▶ _Task statement_: For each line in the data below that holds "this", return a copy.

▶ _Given data_:
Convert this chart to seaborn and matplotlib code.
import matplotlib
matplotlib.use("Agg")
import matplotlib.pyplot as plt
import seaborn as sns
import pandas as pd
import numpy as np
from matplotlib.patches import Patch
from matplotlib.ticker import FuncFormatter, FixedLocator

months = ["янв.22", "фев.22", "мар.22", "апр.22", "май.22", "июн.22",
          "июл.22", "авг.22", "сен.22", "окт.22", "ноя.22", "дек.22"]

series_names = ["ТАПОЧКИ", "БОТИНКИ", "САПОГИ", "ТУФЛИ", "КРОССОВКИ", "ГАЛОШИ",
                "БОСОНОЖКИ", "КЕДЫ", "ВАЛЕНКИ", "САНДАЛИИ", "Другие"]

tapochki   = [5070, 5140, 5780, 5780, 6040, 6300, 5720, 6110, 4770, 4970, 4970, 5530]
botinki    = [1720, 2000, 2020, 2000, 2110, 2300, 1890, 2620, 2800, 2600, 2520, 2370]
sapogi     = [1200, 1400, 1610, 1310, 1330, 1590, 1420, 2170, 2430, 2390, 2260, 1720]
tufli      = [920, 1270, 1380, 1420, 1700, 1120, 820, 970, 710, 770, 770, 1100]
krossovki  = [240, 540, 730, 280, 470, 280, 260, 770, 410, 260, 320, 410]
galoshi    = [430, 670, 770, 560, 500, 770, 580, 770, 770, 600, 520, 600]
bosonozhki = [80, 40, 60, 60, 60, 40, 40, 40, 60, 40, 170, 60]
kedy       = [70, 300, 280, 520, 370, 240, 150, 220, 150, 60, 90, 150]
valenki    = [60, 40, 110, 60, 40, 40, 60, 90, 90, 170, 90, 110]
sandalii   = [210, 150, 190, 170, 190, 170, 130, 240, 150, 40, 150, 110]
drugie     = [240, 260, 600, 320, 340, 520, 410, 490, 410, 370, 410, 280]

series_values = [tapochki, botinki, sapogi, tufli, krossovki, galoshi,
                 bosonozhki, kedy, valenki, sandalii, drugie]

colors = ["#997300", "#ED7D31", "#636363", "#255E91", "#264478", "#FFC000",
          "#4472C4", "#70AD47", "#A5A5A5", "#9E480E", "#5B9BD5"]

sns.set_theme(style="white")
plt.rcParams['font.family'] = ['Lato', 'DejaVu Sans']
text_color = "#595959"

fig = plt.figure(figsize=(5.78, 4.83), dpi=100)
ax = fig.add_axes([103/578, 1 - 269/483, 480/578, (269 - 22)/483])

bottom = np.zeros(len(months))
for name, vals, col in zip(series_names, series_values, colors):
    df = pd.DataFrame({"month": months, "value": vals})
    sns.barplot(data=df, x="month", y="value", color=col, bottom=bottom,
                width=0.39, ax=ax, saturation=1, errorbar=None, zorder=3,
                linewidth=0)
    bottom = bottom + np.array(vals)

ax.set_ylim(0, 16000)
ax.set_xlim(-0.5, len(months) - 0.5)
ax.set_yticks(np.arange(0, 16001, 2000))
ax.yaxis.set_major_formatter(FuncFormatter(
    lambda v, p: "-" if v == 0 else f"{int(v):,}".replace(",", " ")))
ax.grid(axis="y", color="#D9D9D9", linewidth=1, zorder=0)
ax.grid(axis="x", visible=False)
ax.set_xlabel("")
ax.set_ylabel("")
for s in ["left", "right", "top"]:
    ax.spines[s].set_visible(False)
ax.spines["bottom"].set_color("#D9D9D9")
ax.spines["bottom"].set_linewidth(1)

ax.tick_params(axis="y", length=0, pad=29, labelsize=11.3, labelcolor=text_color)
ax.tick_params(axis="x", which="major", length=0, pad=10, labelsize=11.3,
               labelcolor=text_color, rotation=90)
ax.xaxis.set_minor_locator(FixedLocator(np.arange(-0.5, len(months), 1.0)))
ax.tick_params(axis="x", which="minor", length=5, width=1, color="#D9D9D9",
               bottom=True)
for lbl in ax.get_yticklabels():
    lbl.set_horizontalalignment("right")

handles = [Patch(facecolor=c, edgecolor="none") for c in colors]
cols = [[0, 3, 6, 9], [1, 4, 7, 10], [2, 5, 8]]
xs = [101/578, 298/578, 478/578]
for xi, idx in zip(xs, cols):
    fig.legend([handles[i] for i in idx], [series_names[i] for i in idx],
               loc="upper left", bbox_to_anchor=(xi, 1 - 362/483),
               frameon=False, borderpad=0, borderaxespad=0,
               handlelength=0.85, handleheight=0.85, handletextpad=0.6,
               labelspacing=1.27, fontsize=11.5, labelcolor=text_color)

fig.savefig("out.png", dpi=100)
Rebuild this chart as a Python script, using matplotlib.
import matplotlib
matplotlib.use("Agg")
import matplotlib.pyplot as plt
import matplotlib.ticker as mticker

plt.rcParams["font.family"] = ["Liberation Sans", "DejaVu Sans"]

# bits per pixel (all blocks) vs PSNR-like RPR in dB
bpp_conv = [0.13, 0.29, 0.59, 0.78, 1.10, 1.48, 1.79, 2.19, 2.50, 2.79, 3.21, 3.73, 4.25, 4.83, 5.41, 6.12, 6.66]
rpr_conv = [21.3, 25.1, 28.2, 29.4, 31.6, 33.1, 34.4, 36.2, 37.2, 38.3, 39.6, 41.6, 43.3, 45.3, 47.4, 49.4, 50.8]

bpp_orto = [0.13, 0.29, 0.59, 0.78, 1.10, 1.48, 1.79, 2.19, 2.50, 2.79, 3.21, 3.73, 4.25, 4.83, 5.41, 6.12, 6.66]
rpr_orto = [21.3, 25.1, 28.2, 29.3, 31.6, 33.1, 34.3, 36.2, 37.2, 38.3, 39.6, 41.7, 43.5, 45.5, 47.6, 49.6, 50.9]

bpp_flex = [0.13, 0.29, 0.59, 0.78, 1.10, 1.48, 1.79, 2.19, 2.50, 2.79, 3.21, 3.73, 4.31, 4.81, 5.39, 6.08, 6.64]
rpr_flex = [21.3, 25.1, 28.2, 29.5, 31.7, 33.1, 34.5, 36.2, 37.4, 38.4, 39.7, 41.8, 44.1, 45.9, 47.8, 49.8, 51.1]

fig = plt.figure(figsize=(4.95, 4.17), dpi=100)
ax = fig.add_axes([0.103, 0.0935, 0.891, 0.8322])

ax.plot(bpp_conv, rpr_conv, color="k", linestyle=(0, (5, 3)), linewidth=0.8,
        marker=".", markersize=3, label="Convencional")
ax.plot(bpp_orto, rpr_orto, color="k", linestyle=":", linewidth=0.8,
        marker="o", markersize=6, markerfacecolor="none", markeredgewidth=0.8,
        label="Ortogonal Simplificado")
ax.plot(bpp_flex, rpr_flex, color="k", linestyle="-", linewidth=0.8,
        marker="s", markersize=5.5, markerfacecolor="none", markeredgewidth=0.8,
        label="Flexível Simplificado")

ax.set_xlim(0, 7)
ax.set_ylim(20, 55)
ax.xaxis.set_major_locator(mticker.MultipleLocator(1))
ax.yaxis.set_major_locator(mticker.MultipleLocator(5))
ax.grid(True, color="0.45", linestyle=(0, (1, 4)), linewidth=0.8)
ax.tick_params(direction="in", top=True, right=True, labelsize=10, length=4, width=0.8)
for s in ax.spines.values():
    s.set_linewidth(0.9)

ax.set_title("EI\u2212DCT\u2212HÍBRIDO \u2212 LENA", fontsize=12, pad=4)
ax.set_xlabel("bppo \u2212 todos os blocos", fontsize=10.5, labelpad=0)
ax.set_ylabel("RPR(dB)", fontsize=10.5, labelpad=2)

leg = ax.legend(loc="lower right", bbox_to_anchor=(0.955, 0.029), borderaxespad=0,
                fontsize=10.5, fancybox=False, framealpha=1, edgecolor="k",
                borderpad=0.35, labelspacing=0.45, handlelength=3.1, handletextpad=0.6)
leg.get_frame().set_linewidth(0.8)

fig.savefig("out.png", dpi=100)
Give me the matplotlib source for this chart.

▶ _Response_:
Convert this chart to seaborn and matplotlib code.
Rebuild this chart as a Python script, using matplotlib.
Give me the matplotlib source for this chart.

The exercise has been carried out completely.